After the Pilots: Where Predictive Operations Should be Automated by Default

Even though 98% of banks have invested in AI, 70% aren't seeing results. Learn which operational workflows benefit most from predictive automation, and where humans should stay in control.

Written by: Anish Konar​

Predictive Operations

The banking industry has heavily invested in AI: 98% of North American institutions now use it for at least one operational process. Yet 70% fail to achieve expected results from AI-driven digital transformation. An MIT study is even bleaker, claiming that only 5% of Gen AI pilots see a positive ROI. 

What is the pattern behind these failures? Banks layer predictive tools on top of legacy workflows and see modest improvements, then stall. Human teams are still manually debating and arbitrating every action, which creates friction, delays, and inconsistencies. In short, the AI works, but the operating model doesn’t.

Gartner calls this the “Trough of Disillusionment” stage of its Hype Cycle: the moment when inflated expectations crash into adoption realities. Their warning: without a shift in approach, 40% of agentic AI projects will be cancelled by 2027. 

This means banks need to move away from the question “Where can we automate more?” to “Where should automation become default?
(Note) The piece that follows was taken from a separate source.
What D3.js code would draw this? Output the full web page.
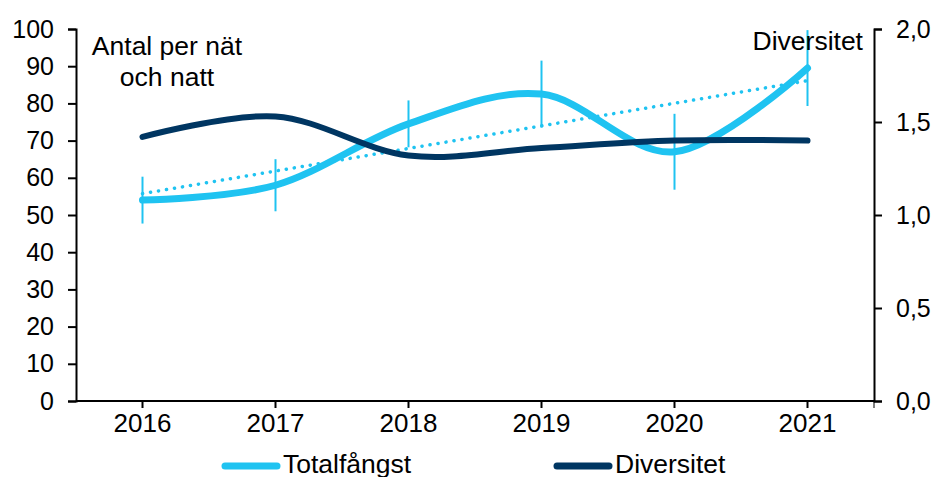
<!DOCTYPE html>
<html>
<head>
<meta charset="utf-8">
<script src="https://cdn.jsdelivr.net/npm/d3@7"></script>
<style>
  body { margin: 0; background: #fff; }
  svg text { font-family: "Liberation Sans", Arial, sans-serif; fill: #000; }
</style>
</head>
<body>
<svg id="chart" width="936" height="477"></svg>
<script>
// data
var years = ['2016', '2017', '2018', '2019', '2020', '2021'];
var totalfangst = [54, 58, 74.5, 82.5, 67, 89.5];
var felmarginal = [6.3, 7, 6.3, 9, 10.2, 10.2];
var diversitet = [1.42, 1.53, 1.32, 1.36, 1.40, 1.40];
var leftTicks = [0, 10, 20, 30, 40, 50, 60, 70, 80, 90, 100];
var rightTicks = [0, 0.5, 1, 1.5, 2];

var light = '#1fc3f1', dark = '#003662';
var svg = d3.select('#chart');
var plotL = 76, plotR = 874, plotT = 29, plotB = 401;

var x = d3.scaleBand().domain(years).range([plotL, plotR]);
var yL = d3.scaleLinear().domain([0, 100]).range([plotB, plotT]);
var yR = d3.scaleLinear().domain([0, 2]).range([plotB, plotT]);
var cx = function (i) { return x(years[i]) + x.bandwidth() / 2; };

// axes
var gx = svg.append('g').attr('transform', 'translate(0,' + plotB + ')')
  .call(d3.axisBottom(x).tickSize(7).tickPadding(6));
gx.selectAll('text').style('font-size', '26px');
gx.append('line').attr('x1', plotR).attr('x2', plotR).attr('y1', 0).attr('y2', 7).attr('stroke', '#000');

var gl = svg.append('g').attr('transform', 'translate(' + plotL + ',0)')
  .call(d3.axisLeft(yL).tickValues(leftTicks).tickSize(8).tickPadding(14));
gl.selectAll('text').style('font-size', '25px');

var gr = svg.append('g').attr('transform', 'translate(' + plotR + ',0)')
  .call(d3.axisRight(yR).tickValues(rightTicks).tickSize(8).tickPadding(14)
    .tickFormat(function (d) { return d3.format('.1f')(d).replace('.', ','); }));
gr.selectAll('text').style('font-size', '25px');

svg.selectAll('.domain').attr('stroke', '#000').attr('stroke-width', 2);
svg.selectAll('.tick line').attr('stroke', '#000').attr('stroke-width', 2);
gx.select('.domain').attr('d', 'M' + plotL + ',0H' + plotR);

// error bars
svg.append('g').selectAll('line').data(totalfangst).enter().append('line')
  .attr('x1', function (d, i) { return cx(i); })
  .attr('x2', function (d, i) { return cx(i); })
  .attr('y1', function (d, i) { return yL(d + felmarginal[i]); })
  .attr('y2', function (d, i) { return yL(d - felmarginal[i]); })
  .attr('stroke', light).attr('stroke-width', 2);

// linear trend for Totalfångst
var idx = d3.range(years.length);
var mx = d3.mean(idx), my = d3.mean(totalfangst);
var slope = d3.sum(idx, function (i) { return (i - mx) * (totalfangst[i] - my); }) /
  d3.sum(idx, function (i) { return (i - mx) * (i - mx); });
var icpt = my - slope * mx;
svg.append('line')
  .attr('x1', cx(0)).attr('y1', yL(icpt))
  .attr('x2', cx(5)).attr('y2', yL(icpt + slope * 5))
  .attr('stroke', light).attr('stroke-width', 3.5)
  .attr('stroke-linecap', 'round').attr('stroke-dasharray', '0.1 8');

var curve = d3.curveCardinal.tension(0);
var lineL = d3.line().curve(curve).x(function (d, i) { return cx(i); }).y(function (d) { return yL(d); });
var lineR = d3.line().curve(curve).x(function (d, i) { return cx(i); }).y(function (d) { return yR(d); });

svg.append('path').datum(totalfangst).attr('d', lineL)
  .attr('fill', 'none').attr('stroke', light).attr('stroke-width', 7).attr('stroke-linecap', 'round');
svg.append('path').datum(diversitet).attr('d', lineR)
  .attr('fill', 'none').attr('stroke', dark).attr('stroke-width', 6).attr('stroke-linecap', 'round');

// axis titles
var t1 = svg.append('text').attr('x', 167).attr('y', 55).attr('text-anchor', 'middle').style('font-size', '26.5px');
t1.append('tspan').attr('x', 167).text('Antal per nät');
t1.append('tspan').attr('x', 167).attr('dy', 31).text('och natt');
svg.append('text').attr('x', 863).attr('y', 50).attr('text-anchor', 'end').style('font-size', '26.5px').text('Diversitet');

// legend
var legend = [{ name: 'Totalfångst', color: light, x: 225 }, { name: 'Diversitet', color: dark, x: 557 }];
var lg = svg.append('g').selectAll('g').data(legend).enter().append('g')
  .attr('transform', function (d) { return 'translate(' + d.x + ',466)'; });
lg.append('line').attr('x1', 0).attr('x2', 52).attr('stroke', function (d) { return d.color; })
  .attr('stroke-width', 7).attr('stroke-linecap', 'round');
lg.append('text').attr('x', 58).attr('y', 7).style('font-size', '26.5px').text(function (d) { return d.name; });
</script>
</body>
</html>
And where should humans stay in control?”

Where Predictive Ops Protect Margins Most

Three operational domains offer the clearest margin impact when automation becomes the default rather than the exception.

1. Lending: High Volume, Rule-bound Decisioning

Loan processing, document verification, and credit assessments follow predictable patterns. When variances are low and outcomes consistent, automation outperforms manual handling on speed, cost, and accuracy.

One financial services provider struggling with manual indexing, sorting, and reconciliation used Sutherland’s Robility® hyperautomation engine. This resulted in 25% higher operational productivity and 40% lower transactional costs, while freeing thousands of employee hours annually

2. Collections: Efficiency and Charge-off Reduction

Early-stage collections perform best when outreach is prioritized through intelligent segmentation and operational rigor.

In a recent engagement with a leading U.S. fintech lender, Sutherland optimized the credit and collections lifecycle using analytics-driven prioritization, scalable delivery, and strengthened quality controls. The impact was measurable and immediate: a 33% improvement in collections efficiency, a reduction in charge-off rates, and over $250K in cost savings, achieved without increasing headcount through smarter risk-based triage and focused execution.

3. Servicing: Predictive Customer Engagement 

Where customer needs follow predictable patterns, AI can act without human intervention. For example, with:

  • Automated retention offers and next-best actions
  • Virtual assistants resolving routine inquiries
  • Predictive outreach based on customer behavior

Sutherland can deliver 20-25% reduction in cost-to-collect and 50% fewer customer complaints from self-cure journeys and AI-orchestrated omnichannel operations. This is not because the AI is friendlier, but because it responds faster, remembers context, and never has an off day.

Where Humans Should Still Hold the Reins

Just because you can automate, doesn’t mean you should. Some workflows, including high value credit approvals or complex compliance judgements, require the reasoning, judgement, and accountability best left under human control.

A simple test: 

  • Are variances low and outcomes predictable? Automate. 
  • Is nuance essential? Keep it human

The Risk of Fragmented AI Efforts

Fragmented, siloed AI efforts often result in redundant or even conflicting systems (aka “shadow AI” projects), heightening operational and compliance risks. 

“If you don’t have an AI board, if you don’t have AI governance, and you let each silo decide for itself — what you get is confusion,” warns Scott Zoldi, FICO’s Chief Analytics Officer, emphasizing the need for enterprise AI governance.

When collaboration is lacking, it can lead to expensive project failures, or systems that technically work but don’t solve the right problem.

What Leaders Need to Align on Now

To escape the Hype Cycle’s trough and realize AI’s potential, banking leaders need to synchronize their efforts on multiple fronts:

  • Use case prioritization: Identify which workflows yield measurable impact when automated by default.
  • Integrated operating models: Align technology, talent, and governance to support shared AI infrastructure and standards. A unified platform is needed so that AI insights can flow quickly into execution across the organization.
  • Measurement frameworks: Track end-to-end impact and agree on what success looks like (ROI metrics, risk indicators, customer experience measures) so they can course-correct fast.

The Gap is Widening

“Bifurcation in AI maturity creates a credibility gap. Banks that fail to keep pace risk losing the confidence of boards, regulators, and investors.” shared Alexandra Mousavizadeh, Co-founder & CEO at Evident.

Banking leaders are already embedding predictive ops into core workflows, while others remain stuck in pilot mode. 

The winners won’t be those who automate everything, they’ll be the ones who automate the right things and align their operations and governance around AI-driven execution.